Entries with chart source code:
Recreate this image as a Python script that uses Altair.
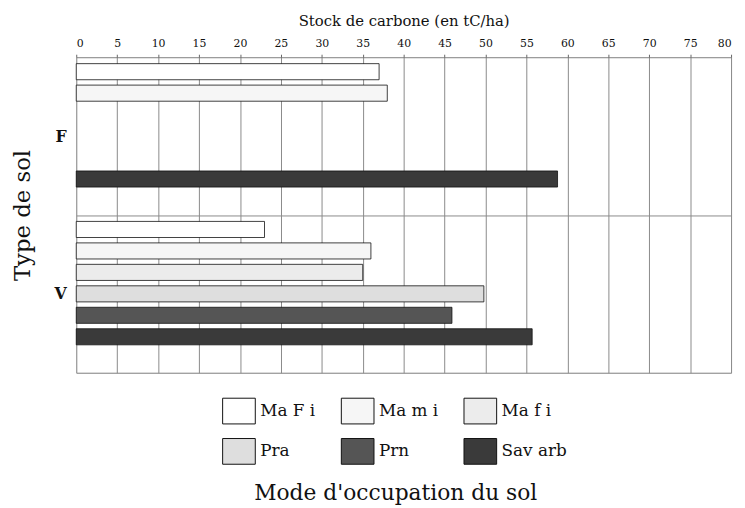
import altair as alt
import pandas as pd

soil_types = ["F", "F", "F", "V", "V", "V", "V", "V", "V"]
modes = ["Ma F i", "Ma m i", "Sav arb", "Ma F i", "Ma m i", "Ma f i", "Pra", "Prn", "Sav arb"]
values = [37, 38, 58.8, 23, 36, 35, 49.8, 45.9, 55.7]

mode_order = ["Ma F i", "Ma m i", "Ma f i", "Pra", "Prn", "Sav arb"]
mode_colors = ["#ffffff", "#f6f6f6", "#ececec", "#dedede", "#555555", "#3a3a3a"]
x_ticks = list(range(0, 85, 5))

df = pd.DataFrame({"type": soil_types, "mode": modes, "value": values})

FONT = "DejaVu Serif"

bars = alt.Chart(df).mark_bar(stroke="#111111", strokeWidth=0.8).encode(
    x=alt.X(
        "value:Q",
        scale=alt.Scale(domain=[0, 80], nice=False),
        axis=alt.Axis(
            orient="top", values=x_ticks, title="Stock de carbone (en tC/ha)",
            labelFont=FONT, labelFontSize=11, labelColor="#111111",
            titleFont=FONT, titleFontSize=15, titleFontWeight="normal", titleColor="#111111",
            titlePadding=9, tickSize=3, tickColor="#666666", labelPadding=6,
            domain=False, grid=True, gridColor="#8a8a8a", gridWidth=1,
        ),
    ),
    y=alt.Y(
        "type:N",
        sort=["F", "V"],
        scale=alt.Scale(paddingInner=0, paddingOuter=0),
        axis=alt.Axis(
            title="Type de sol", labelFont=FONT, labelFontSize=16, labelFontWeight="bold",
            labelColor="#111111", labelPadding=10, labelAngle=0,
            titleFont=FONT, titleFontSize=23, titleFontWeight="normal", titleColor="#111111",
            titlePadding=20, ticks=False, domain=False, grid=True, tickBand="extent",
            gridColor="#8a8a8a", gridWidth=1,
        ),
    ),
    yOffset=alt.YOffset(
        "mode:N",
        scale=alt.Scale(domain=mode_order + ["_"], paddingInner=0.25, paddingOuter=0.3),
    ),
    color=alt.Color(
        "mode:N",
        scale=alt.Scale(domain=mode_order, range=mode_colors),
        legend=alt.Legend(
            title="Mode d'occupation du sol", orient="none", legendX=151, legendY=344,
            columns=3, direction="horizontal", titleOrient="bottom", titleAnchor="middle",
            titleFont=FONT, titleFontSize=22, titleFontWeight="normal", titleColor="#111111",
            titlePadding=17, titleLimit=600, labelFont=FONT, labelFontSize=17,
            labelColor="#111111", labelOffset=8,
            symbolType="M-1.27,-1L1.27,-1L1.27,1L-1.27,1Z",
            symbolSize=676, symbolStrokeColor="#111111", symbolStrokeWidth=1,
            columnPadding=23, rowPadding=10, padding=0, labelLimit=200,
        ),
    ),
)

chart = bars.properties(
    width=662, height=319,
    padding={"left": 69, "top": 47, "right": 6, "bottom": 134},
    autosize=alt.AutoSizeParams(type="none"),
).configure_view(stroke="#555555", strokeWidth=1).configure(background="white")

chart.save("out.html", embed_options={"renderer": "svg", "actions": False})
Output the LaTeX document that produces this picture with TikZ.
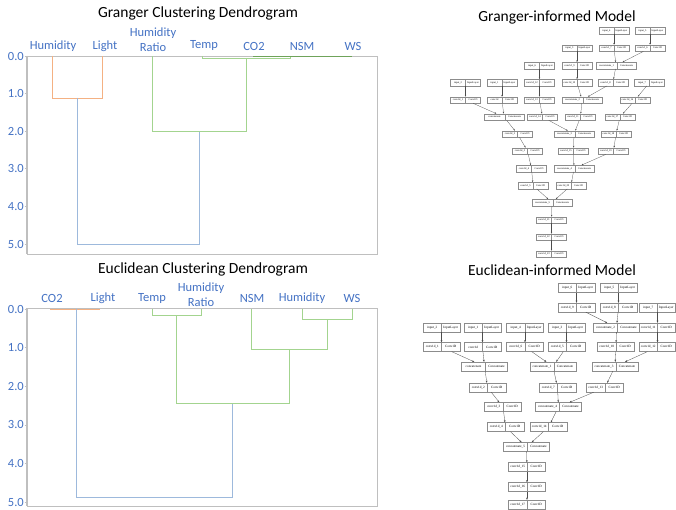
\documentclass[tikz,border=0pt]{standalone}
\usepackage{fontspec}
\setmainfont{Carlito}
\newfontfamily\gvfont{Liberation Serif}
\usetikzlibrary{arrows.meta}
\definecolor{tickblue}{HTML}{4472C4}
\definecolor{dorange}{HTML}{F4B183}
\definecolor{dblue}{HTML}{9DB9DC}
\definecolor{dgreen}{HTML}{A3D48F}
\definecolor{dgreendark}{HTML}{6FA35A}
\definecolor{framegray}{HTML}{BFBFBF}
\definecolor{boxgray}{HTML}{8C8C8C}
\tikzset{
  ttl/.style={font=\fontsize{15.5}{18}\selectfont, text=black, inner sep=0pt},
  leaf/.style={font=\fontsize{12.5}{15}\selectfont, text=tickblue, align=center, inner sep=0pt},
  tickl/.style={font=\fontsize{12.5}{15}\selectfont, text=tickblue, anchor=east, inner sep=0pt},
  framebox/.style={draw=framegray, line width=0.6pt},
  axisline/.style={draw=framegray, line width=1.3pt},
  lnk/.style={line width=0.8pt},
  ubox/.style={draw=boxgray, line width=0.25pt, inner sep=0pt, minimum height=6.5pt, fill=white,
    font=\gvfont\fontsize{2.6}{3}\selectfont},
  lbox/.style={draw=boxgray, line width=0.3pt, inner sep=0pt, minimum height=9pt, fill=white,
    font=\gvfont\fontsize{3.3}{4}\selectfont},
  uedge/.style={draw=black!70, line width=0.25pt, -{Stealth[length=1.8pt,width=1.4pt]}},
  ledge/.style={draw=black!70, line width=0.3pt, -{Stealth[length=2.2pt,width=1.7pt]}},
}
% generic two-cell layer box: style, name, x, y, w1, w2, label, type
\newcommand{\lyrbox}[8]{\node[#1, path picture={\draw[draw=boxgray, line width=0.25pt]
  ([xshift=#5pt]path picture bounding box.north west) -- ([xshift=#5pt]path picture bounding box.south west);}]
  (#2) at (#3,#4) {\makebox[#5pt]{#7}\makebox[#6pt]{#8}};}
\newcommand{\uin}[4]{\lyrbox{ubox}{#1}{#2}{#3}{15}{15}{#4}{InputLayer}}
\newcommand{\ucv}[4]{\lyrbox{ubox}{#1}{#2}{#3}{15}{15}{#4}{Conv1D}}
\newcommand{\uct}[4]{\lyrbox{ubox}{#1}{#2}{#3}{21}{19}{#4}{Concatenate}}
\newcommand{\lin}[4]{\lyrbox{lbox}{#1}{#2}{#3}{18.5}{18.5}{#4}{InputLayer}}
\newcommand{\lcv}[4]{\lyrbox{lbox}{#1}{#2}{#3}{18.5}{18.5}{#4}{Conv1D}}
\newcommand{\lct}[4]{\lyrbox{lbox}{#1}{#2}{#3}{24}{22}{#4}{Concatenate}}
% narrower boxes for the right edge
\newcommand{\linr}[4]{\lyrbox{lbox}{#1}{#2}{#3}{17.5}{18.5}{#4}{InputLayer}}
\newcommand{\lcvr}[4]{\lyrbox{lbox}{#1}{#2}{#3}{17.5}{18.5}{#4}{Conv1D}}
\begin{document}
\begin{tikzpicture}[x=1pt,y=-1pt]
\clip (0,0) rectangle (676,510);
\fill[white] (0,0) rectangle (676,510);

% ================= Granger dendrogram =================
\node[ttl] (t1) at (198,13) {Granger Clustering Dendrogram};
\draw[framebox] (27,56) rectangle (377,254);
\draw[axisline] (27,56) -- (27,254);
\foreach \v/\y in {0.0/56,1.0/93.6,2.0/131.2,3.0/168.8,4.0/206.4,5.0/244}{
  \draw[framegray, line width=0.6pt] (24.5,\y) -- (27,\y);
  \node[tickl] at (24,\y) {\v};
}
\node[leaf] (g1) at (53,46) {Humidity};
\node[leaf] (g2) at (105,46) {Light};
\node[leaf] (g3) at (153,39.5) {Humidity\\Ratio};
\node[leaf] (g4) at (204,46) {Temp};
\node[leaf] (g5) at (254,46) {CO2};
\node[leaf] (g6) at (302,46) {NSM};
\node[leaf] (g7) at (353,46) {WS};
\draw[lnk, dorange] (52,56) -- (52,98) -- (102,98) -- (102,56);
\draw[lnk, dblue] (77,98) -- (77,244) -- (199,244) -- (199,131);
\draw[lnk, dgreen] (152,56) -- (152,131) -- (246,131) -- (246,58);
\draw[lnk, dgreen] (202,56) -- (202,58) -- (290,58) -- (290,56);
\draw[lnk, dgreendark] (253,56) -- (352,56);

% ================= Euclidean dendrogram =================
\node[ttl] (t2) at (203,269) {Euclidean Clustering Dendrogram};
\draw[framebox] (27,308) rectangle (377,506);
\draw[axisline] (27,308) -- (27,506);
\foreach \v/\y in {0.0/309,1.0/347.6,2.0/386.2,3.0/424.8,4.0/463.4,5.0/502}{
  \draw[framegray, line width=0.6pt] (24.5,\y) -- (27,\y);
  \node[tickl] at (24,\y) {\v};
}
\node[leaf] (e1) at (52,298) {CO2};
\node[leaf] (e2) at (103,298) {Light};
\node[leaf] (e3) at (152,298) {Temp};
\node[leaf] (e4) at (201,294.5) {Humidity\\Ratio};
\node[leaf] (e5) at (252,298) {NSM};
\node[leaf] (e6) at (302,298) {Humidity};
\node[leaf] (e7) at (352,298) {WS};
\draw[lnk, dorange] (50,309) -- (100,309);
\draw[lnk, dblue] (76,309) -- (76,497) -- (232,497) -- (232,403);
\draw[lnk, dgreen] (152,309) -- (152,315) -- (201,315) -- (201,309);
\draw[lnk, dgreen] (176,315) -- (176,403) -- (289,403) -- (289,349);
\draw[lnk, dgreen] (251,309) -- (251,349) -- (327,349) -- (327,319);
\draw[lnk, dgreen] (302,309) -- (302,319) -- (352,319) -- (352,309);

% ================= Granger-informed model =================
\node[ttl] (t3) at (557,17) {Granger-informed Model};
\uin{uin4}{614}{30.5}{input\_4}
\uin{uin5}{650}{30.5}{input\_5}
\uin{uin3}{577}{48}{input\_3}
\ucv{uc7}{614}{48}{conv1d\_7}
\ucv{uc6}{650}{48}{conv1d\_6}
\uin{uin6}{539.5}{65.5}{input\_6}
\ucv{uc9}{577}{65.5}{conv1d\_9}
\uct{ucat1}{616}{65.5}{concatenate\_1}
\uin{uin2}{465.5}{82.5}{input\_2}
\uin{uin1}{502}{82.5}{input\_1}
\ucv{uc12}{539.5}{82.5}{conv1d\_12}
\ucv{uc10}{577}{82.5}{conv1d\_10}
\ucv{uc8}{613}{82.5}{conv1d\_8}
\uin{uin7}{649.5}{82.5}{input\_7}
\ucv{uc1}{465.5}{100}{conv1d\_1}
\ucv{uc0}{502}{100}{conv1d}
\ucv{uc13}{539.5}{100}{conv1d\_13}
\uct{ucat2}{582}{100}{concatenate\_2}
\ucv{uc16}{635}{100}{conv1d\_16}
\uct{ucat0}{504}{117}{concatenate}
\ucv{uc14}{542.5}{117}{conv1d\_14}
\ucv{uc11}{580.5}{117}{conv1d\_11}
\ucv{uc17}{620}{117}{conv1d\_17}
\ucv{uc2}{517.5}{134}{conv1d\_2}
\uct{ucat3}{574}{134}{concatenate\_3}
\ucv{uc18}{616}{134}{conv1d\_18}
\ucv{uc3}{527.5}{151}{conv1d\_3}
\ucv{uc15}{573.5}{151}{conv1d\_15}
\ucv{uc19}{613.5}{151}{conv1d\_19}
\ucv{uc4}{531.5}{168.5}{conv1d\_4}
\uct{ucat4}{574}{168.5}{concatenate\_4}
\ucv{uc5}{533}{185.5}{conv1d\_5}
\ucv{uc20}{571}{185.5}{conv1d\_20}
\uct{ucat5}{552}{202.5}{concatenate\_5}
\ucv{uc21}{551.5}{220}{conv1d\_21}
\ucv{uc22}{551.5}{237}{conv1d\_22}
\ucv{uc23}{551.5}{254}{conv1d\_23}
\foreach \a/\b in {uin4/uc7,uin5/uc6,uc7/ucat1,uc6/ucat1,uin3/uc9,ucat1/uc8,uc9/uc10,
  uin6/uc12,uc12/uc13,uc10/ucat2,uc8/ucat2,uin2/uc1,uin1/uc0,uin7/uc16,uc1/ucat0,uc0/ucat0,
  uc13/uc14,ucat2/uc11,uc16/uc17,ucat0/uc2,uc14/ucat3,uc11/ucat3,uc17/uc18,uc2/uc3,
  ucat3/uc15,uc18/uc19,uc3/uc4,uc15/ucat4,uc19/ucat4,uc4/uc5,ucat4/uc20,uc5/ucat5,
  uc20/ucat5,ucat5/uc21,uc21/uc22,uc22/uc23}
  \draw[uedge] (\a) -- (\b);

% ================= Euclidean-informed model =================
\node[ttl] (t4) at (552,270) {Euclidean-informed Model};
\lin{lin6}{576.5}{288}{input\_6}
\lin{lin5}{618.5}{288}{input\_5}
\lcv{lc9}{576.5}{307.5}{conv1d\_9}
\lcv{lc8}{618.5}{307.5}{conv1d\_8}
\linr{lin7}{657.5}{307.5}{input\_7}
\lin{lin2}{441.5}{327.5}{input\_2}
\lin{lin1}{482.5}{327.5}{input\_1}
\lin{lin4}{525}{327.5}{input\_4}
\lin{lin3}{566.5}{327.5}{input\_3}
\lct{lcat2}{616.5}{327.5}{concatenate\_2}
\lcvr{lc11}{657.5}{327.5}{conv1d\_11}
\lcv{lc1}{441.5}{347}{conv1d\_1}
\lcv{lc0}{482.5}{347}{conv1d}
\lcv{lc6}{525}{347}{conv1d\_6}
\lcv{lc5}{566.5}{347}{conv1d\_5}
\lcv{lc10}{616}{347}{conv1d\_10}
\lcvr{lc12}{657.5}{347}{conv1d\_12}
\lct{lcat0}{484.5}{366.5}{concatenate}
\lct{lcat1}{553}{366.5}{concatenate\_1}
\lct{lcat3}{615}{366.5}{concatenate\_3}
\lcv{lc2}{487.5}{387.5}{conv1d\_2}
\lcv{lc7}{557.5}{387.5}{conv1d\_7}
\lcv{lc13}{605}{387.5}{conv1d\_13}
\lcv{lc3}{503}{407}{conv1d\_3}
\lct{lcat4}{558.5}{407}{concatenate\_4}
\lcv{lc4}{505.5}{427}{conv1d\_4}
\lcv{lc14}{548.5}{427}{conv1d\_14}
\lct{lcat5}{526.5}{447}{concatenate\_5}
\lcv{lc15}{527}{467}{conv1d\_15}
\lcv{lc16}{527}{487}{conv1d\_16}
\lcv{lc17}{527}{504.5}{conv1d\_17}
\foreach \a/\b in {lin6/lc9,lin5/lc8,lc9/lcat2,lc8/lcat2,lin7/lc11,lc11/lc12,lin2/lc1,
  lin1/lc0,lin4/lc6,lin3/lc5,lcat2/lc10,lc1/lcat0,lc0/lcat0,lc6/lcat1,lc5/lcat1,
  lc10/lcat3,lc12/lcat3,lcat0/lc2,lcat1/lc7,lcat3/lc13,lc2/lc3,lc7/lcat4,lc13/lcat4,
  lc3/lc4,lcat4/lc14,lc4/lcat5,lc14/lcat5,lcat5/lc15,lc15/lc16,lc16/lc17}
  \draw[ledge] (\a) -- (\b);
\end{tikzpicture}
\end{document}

## Stated exercise
Repeat only what lies between the start of the data and the end of the line containing "values = [37, 38, 58.8, 23, 36, 35, 49.8, 45.9, 55.7]", exactly, with pictures left out.

## The response
Recreate this image as a Python script that uses Altair.
import altair as alt
import pandas as pd

soil_types = ["F", "F", "F", "V", "V", "V", "V", "V", "V"]
modes = ["Ma F i", "Ma m i", "Sav arb", "Ma F i", "Ma m i", "Ma f i", "Pra", "Prn", "Sav arb"]
values = [37, 38, 58.8, 23, 36, 35, 49.8, 45.9, 55.7]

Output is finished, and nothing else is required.